Nel freddo, sotto la pioggia, masticare continuamente quel pezzettino di gomma, che sa da mentolo, rilassa e calma i nervi. Fra quelli che hanno imparato a ruminare con diligenza c’è un piccolo ossuto napoletano Riccò autista di una carretta e sta portando dei rifornimenti di munizioni per i compagni su Monte Lungo. Giunto a pochi chilometri, sul cavalcavia della ferrovia, l’autocarretta di Riccò è fatta segno a colpi nemici. L’autiere pigia sull’acceleratore e cerca di venirne fuori, di raggiungere al più presto il posto avviamento del suo battaglione. Un colpo, più vicino degli altri, copre l’autocarretta con una nuvola di schegge. 
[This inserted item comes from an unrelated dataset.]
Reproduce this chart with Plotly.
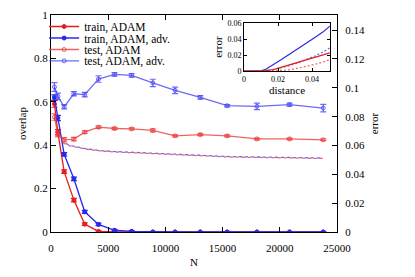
import plotly.graph_objects as go

# ---- data ----
N = [300, 600, 1150, 2000, 2950, 4150, 5550, 7050, 8900, 10850, 13050, 15400, 18000, 20850, 23800]
train_adam = [0.59, 0.46, 0.278, 0.147, 0.036, 0.003, 0.0, 0.0, 0.0, 0.0, 0.0, 0.0, 0.0, 0.0, 0.0]
train_adam_err = [0.015, 0.012, 0.008, 0.008, 0.006, 0.004, 0.003, 0.002, 0.002, 0.002, 0.002, 0.002, 0.002, 0.002, 0.002]
train_adv = [0.62, 0.525, 0.358, 0.245, 0.093, 0.035, 0.008, 0.003, 0.0, 0.0, 0.0, 0.0, 0.0, 0.0, 0.0]
train_adv_err = [0.012, 0.012, 0.008, 0.008, 0.007, 0.006, 0.004, 0.003, 0.002, 0.002, 0.002, 0.002, 0.002, 0.002, 0.002]
test_adam = [0.53, 0.45, 0.425, 0.428, 0.46, 0.483, 0.477, 0.475, 0.468, 0.443, 0.449, 0.443, 0.429, 0.429, 0.425]
test_adam_err = [0.015, 0.012, 0.01, 0.008, 0.006, 0.006, 0.005, 0.005, 0.007, 0.005, 0.005, 0.005, 0.004, 0.004, 0.004]
test_adv = [0.668, 0.625, 0.577, 0.637, 0.633, 0.705, 0.726, 0.722, 0.687, 0.653, 0.62, 0.582, 0.579, 0.587, 0.571]
test_adv_err = [0.02, 0.015, 0.01, 0.01, 0.01, 0.015, 0.008, 0.008, 0.017, 0.015, 0.008, 0.005, 0.015, 0.007, 0.017]

N_err_adam = [1050, 1660, 2970, 4280, 5600, 7780, 10400, 13000, 15650, 18270, 20900, 23780]
err_adam = [0.0618, 0.0597, 0.0576, 0.0562, 0.0555, 0.0548, 0.0538, 0.0527, 0.0520, 0.0517, 0.0514, 0.0510]
N_err_adv = [1310, 1660, 2970, 4280, 5600, 7780, 10400, 13000, 15650, 18270, 20900, 23780]
err_adv = [0.0614, 0.0600, 0.0579, 0.0565, 0.0558, 0.0551, 0.0541, 0.0530, 0.0523, 0.0520, 0.0517, 0.0513]

dist = [0, 0.005, 0.01, 0.0123, 0.0172, 0.0215, 0.0269, 0.0318, 0.0367, 0.0416, 0.0465, 0.0504]
ins_adv = [0, 0, 0.0005, 0.0019, 0.0081, 0.014, 0.0215, 0.028, 0.0352, 0.042, 0.049, 0.056]
ins_adv_dot = [0, 0, 0, 0.0005, 0.002, 0.004, 0.007, 0.0105, 0.0144, 0.019, 0.024, 0.029]
ins_adam = [0, 0, 0, 0.0008, 0.0019, 0.0045, 0.0081, 0.011, 0.0144, 0.0175, 0.0205, 0.0228]
ins_adam_dot = [0, 0, 0, 0, 0.0003, 0.001, 0.0019, 0.0038, 0.006, 0.0085, 0.0115, 0.0144]

x_ticks = [0, 5000, 10000, 15000, 20000, 25000]
y_ticks = [0, 0.2, 0.4, 0.6, 0.8, 1]
y2_ticks = [0, 0.02, 0.04, 0.06, 0.08, 0.1, 0.12, 0.14]

RED = "rgb(228,30,30)"
RED_L = "rgba(235,60,60,0.8)"
BLUE = "rgb(40,40,235)"
BLUE_L = "rgba(70,70,245,0.8)"
FONT = "Liberation Serif"

fig = go.Figure()

def series(y, err, name, color, symbol, legend):
    fig.add_trace(go.Scatter(
        x=N, y=y, name=name, mode="lines+markers", legend=legend,
        line=dict(color=color, width=1.3),
        marker=dict(color=color, size=4, symbol=symbol, line=dict(color=color, width=1)),
        error_y=dict(type="data", array=err, color=color, thickness=1.2, width=3),
        xaxis="x", yaxis="y"))

series(train_adam, train_adam_err, "train, ADAM", RED, "circle", "legend")
series(train_adv, train_adv_err, "train, ADAM, adv.", BLUE, "circle", "legend2")
series(test_adam, test_adam_err, "test, ADAM", RED_L, "circle-open", "legend3")
series(test_adv, test_adv_err, "test, ADAM, adv.", BLUE_L, "circle-open", "legend4")

fig.add_trace(go.Scatter(x=N_err_adam, y=err_adam, mode="lines", showlegend=False,
                         line=dict(color=RED_L, width=1.3, dash="3px,3px"), xaxis="x", yaxis="y2"))
fig.add_trace(go.Scatter(x=N_err_adv, y=err_adv, mode="lines", showlegend=False,
                         line=dict(color=BLUE_L, width=1.3, dash="3px,3px"), xaxis="x", yaxis="y2"))

# inset
fig.add_trace(go.Scatter(x=dist, y=ins_adv, mode="lines", showlegend=False,
                         line=dict(color=BLUE, width=1.2), xaxis="x3", yaxis="y3"))
fig.add_trace(go.Scatter(x=dist, y=ins_adv_dot, mode="lines", showlegend=False,
                         line=dict(color=BLUE_L, width=1.2, dash="2px,2px"), xaxis="x3", yaxis="y3"))
fig.add_trace(go.Scatter(x=dist, y=ins_adam, mode="lines", showlegend=False,
                         line=dict(color=RED, width=1.2), xaxis="x3", yaxis="y3"))
fig.add_trace(go.Scatter(x=dist, y=ins_adam_dot, mode="lines", showlegend=False,
                         line=dict(color=RED_L, width=1.2, dash="2px,2px"), xaxis="x3", yaxis="y3"))

ax_common = dict(showline=True, linecolor="black", linewidth=1, ticks="inside",
                 tickcolor="black", ticklen=5, showgrid=False, zeroline=False,
                 tickfont=dict(family=FONT, size=11, color="black"))

def leg(yp):
    return dict(x=-0.024, y=yp, xanchor="left", yanchor="middle",
                bgcolor="rgba(0,0,0,0)", font=dict(family=FONT, size=11.5),
                itemwidth=30, tracegroupgap=0)

# page body has an 8px default margin, so margins are reduced by 8px on left/top
fig.update_layout(
    width=415, height=277,
    margin=dict(l=43, r=86, t=7, b=53, autoexpand=False),
    paper_bgcolor="white", plot_bgcolor="white",
    font=dict(family=FONT, size=11, color="black"),
    xaxis=dict(**ax_common, range=[0, 25000], tickvals=x_ticks,
               ticktext=[str(v) for v in x_ticks], mirror="ticks", ticklabelstandoff=6,
               title=dict(text="N", font=dict(family=FONT, size=11), standoff=5),
               domain=[0, 1]),
    yaxis=dict(**ax_common, range=[0, 1], tickvals=y_ticks,
               ticktext=["0", "0.2", "0.4", "0.6", "0.8", "1"],
               title=dict(text="overlap", font=dict(family=FONT, size=11), standoff=5)),
    yaxis2=dict(**ax_common, range=[0, 0.1505], tickvals=y2_ticks,
                ticktext=["0", "0.02", "0.04", "0.06", "0.08", "0.1", "0.12", "0.14"],
                overlaying="y", side="right", ticklabelstandoff=5,
                title=dict(text="error", font=dict(family=FONT, size=11), standoff=6)),
    xaxis3=dict(showline=True, linecolor="black", linewidth=1, mirror="ticks", ticks="inside",
                ticklen=3, tickcolor="black", showgrid=False, zeroline=False,
                range=[0, 0.0505], tickvals=[0, 0.02, 0.04], ticktext=["0", "0.02", "0.04"],
                tickfont=dict(family=FONT, size=8, color="black"),
                title=dict(text="distance", font=dict(family=FONT, size=11), standoff=0),
                domain=[0.675, 0.9755], anchor="y3"),
    yaxis3=dict(showline=True, linecolor="black", linewidth=1, mirror="ticks", ticks="inside",
                ticklen=3, tickcolor="black", showgrid=False, zeroline=False,
                range=[0, 0.06], tickvals=[0, 0.02, 0.04, 0.06], ticktext=["0", "0.02", "0.04", "0.06"],
                tickfont=dict(family=FONT, size=8, color="black"),
                title=dict(text="error", font=dict(family=FONT, size=11), standoff=2),
                domain=[0.741, 0.963], anchor="x3"),
    legend=leg(0.947),
    legend2=leg(0.894),
    legend3=leg(0.841),
    legend4=leg(0.789),
    showlegend=True,
)

fig.write_html("out.html")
Riccò si ferma di botto, salta a terra. Il pericolo è grave, un secondo tiro e tutte le munizioni salteranno in aria, ma uno sguardo al serbatoio lo fa sobbalzare. Una minuta scheggia ha perforato la lamiera e il carburante fuoriesce imbevendo a poco a poco il terreno: allora Riccò nonostante dentro di sé vorrebbe darsela a gambe, ha un lampo di genio; tira fuori dalla bocca il chewing-gum, lo pressa a forza nel foro tamponando alla meglio, e risale a bordo. 
Poi schizza via a tutta velocità sobbalzando fra le interruzioni, le mani che tremano sul volante, il viso cereo, il cuore che gli martella in petto. 

Ancora qualche decina di metri e poi è fuori dalla visuale, fuori tiro.